REQUIRED WORK - Copy exactly the lines that run from the top of the listing to the line containing "var thresholdA = 0.32;", both ends included, and omit the pictures.

DATASET CONTENT -
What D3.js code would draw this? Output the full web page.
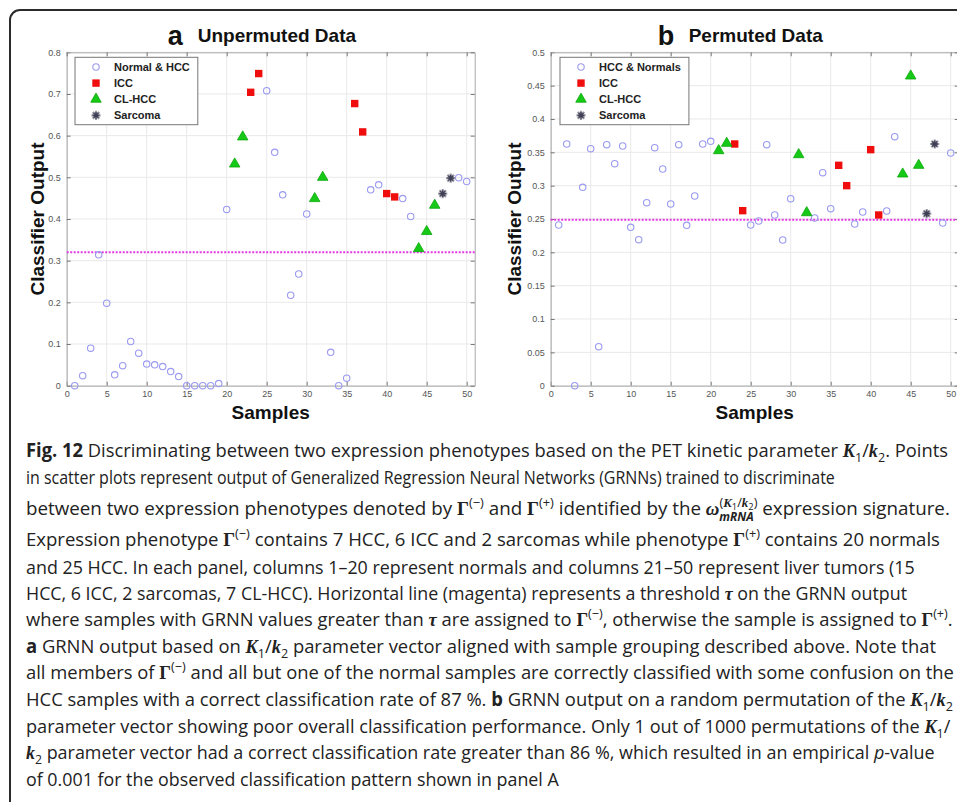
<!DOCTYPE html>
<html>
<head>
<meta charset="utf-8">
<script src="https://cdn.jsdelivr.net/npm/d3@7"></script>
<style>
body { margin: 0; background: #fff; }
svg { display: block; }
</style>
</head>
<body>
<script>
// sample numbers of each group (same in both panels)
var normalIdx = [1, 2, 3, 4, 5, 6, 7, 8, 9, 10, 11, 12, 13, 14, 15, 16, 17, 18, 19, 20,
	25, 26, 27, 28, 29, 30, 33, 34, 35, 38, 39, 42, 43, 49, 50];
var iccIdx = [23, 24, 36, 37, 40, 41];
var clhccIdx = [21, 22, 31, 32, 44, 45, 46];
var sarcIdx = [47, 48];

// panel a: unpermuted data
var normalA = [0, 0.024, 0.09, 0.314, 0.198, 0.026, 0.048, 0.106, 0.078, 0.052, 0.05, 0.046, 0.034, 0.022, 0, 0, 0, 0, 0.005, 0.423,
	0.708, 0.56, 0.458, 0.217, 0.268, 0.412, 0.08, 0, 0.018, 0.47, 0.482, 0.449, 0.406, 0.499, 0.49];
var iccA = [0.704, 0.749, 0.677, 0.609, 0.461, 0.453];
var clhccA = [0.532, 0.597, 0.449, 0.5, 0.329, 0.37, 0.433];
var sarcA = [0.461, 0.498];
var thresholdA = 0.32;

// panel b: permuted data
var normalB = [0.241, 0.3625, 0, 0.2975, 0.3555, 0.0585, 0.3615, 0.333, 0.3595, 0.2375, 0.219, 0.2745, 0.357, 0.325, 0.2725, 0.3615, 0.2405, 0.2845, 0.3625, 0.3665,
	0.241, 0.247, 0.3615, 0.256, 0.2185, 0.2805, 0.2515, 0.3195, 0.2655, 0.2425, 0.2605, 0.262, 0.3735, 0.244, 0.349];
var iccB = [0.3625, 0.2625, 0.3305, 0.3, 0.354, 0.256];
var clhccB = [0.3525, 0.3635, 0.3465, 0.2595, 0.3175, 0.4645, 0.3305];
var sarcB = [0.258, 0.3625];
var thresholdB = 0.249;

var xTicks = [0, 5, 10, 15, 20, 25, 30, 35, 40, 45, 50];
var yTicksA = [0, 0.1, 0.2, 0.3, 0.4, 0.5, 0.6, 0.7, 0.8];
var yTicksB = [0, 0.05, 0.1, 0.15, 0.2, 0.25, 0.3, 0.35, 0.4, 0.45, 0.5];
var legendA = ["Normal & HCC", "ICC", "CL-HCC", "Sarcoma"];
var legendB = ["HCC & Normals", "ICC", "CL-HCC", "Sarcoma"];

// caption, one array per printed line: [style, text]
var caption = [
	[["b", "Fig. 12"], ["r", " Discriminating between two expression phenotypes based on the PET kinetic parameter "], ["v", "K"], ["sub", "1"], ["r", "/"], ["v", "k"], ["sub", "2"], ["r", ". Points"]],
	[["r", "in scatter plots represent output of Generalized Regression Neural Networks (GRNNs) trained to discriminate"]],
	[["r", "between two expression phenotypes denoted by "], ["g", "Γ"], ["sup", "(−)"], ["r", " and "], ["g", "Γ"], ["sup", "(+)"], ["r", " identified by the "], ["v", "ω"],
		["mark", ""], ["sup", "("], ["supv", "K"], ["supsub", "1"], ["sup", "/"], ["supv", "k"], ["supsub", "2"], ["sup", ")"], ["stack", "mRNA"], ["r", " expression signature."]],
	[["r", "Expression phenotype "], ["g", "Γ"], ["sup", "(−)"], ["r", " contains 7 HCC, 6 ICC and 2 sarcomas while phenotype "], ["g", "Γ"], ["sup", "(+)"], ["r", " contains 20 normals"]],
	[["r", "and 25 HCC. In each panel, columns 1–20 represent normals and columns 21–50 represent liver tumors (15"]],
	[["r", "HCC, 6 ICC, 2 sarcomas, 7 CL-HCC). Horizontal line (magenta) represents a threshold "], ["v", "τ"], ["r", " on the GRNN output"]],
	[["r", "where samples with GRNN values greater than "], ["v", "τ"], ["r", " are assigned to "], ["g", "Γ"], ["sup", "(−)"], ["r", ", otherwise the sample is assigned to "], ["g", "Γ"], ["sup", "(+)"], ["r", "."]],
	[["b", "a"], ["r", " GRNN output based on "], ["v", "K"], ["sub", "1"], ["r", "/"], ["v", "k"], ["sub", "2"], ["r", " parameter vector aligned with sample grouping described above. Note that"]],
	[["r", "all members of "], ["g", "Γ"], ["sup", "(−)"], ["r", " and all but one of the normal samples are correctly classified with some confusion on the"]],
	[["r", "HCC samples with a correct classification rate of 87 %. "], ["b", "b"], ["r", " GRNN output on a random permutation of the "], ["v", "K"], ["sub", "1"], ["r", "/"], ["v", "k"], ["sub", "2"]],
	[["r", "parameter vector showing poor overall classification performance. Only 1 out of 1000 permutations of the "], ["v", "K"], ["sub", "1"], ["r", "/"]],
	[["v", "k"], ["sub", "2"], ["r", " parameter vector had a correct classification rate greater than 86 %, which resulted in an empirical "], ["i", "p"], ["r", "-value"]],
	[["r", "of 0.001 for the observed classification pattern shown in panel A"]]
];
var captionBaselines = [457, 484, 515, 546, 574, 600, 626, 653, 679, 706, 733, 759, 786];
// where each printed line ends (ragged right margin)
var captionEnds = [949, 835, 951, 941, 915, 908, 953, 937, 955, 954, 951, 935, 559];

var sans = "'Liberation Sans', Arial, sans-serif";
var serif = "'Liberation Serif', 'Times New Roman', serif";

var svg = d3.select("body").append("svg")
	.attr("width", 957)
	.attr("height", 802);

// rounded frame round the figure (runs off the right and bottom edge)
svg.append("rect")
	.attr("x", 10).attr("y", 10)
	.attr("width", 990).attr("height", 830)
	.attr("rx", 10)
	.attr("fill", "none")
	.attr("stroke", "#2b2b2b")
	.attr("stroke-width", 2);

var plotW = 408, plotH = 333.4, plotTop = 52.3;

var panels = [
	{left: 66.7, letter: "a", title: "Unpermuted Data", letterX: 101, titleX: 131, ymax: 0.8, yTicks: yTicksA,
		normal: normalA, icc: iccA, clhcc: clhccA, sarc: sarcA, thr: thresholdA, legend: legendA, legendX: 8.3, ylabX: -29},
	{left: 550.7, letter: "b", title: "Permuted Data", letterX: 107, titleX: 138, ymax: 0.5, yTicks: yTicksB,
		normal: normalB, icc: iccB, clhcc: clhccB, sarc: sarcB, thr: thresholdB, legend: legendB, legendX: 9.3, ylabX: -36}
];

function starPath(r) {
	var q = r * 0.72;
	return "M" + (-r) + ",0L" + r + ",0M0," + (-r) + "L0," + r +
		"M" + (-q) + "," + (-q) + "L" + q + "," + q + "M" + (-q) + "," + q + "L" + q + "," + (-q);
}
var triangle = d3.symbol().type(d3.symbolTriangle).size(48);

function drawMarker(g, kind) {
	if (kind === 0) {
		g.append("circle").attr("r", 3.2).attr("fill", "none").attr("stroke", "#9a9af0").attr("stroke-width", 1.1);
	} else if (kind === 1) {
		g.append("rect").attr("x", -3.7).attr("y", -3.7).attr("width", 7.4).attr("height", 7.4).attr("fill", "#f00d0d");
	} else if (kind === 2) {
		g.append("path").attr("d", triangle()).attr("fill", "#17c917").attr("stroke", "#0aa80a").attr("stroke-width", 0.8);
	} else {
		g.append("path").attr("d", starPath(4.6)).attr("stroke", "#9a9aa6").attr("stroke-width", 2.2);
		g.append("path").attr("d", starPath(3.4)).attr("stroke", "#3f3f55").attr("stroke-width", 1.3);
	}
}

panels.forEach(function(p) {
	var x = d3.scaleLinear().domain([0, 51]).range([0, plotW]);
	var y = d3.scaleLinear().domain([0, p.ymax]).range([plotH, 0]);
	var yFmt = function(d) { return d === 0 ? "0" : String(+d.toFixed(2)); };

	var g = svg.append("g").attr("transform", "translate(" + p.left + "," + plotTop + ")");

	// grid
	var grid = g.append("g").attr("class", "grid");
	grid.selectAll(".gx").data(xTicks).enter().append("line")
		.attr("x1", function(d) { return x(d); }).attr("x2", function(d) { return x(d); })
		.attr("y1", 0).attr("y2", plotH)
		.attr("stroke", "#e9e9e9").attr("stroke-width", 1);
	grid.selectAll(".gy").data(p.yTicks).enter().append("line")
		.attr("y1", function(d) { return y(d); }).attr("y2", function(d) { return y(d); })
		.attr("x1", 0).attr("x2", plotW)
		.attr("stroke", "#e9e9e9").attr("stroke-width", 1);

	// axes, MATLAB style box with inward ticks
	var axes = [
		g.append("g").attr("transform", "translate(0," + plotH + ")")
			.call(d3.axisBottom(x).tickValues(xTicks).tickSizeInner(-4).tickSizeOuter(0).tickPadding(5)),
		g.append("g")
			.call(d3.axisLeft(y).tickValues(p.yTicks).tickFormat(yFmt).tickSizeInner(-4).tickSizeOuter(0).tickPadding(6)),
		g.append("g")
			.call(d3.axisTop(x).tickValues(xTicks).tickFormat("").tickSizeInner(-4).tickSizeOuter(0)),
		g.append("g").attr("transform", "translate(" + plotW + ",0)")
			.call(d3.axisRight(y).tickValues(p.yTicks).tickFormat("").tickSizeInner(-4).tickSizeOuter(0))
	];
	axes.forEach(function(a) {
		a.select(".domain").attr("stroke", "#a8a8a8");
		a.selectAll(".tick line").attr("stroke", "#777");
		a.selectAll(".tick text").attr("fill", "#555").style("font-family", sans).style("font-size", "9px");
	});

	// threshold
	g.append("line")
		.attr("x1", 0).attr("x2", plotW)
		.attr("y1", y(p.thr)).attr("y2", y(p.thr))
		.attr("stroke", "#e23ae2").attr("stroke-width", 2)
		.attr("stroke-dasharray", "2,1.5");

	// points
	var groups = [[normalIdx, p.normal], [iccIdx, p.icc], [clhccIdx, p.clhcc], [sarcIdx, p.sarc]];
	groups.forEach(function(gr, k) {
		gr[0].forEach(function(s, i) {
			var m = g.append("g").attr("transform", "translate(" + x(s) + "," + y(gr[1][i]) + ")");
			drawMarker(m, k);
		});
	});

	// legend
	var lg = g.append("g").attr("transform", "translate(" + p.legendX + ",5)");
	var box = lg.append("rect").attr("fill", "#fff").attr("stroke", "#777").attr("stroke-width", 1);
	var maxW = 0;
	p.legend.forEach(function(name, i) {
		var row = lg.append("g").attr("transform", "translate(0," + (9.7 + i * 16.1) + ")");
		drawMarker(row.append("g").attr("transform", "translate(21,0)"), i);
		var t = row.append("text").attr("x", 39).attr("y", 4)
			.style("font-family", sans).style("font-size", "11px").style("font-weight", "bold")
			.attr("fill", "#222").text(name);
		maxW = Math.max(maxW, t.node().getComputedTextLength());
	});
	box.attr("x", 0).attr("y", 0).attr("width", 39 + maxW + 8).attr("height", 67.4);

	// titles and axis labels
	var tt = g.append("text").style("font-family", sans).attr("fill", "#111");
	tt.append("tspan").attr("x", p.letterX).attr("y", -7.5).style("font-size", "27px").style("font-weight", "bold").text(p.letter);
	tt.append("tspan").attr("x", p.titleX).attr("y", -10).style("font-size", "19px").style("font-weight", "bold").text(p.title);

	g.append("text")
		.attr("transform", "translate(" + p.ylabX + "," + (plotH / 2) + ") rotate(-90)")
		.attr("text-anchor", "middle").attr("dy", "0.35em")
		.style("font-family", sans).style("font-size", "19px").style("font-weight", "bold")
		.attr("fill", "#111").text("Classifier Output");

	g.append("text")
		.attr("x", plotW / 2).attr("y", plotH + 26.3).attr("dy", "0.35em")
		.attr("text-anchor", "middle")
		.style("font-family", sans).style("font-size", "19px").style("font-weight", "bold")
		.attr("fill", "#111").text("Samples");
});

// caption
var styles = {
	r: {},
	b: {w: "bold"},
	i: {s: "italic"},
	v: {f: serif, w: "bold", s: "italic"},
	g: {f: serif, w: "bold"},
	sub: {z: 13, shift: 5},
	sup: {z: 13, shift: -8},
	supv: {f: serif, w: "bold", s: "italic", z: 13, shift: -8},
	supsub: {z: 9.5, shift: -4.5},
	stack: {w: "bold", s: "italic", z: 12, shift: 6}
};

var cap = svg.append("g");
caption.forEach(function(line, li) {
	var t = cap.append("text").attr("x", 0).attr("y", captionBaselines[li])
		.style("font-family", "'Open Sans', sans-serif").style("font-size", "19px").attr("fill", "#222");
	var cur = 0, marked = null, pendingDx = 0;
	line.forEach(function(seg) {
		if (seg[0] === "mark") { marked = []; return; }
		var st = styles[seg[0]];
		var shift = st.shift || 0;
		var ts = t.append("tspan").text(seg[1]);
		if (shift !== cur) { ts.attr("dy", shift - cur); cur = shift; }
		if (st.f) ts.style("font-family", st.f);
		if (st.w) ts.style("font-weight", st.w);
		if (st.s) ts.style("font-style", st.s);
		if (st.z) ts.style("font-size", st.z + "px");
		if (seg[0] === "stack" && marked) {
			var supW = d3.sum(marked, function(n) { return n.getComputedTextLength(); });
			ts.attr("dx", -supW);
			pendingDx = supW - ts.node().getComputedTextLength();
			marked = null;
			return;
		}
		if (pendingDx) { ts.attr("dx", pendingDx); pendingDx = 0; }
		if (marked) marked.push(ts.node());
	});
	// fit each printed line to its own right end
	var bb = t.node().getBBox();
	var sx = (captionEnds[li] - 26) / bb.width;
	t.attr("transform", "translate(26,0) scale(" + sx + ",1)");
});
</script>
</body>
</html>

FINAL RESULT -
What D3.js code would draw this? Output the full web page.
<!DOCTYPE html>
<html>
<head>
<meta charset="utf-8">
<script src="https://cdn.jsdelivr.net/npm/d3@7"></script>
<style>
body { margin: 0; background: #fff; }
svg { display: block; }
</style>
</head>
<body>
<script>
// sample numbers of each group (same in both panels)
var normalIdx = [1, 2, 3, 4, 5, 6, 7, 8, 9, 10, 11, 12, 13, 14, 15, 16, 17, 18, 19, 20,
	25, 26, 27, 28, 29, 30, 33, 34, 35, 38, 39, 42, 43, 49, 50];
var iccIdx = [23, 24, 36, 37, 40, 41];
var clhccIdx = [21, 22, 31, 32, 44, 45, 46];
var sarcIdx = [47, 48];

// panel a: unpermuted data
var normalA = [0, 0.024, 0.09, 0.314, 0.198, 0.026, 0.048, 0.106, 0.078, 0.052, 0.05, 0.046, 0.034, 0.022, 0, 0, 0, 0, 0.005, 0.423,
	0.708, 0.56, 0.458, 0.217, 0.268, 0.412, 0.08, 0, 0.018, 0.47, 0.482, 0.449, 0.406, 0.499, 0.49];
var iccA = [0.704, 0.749, 0.677, 0.609, 0.461, 0.453];
var clhccA = [0.532, 0.597, 0.449, 0.5, 0.329, 0.37, 0.433];
var sarcA = [0.461, 0.498];
var thresholdA = 0.32;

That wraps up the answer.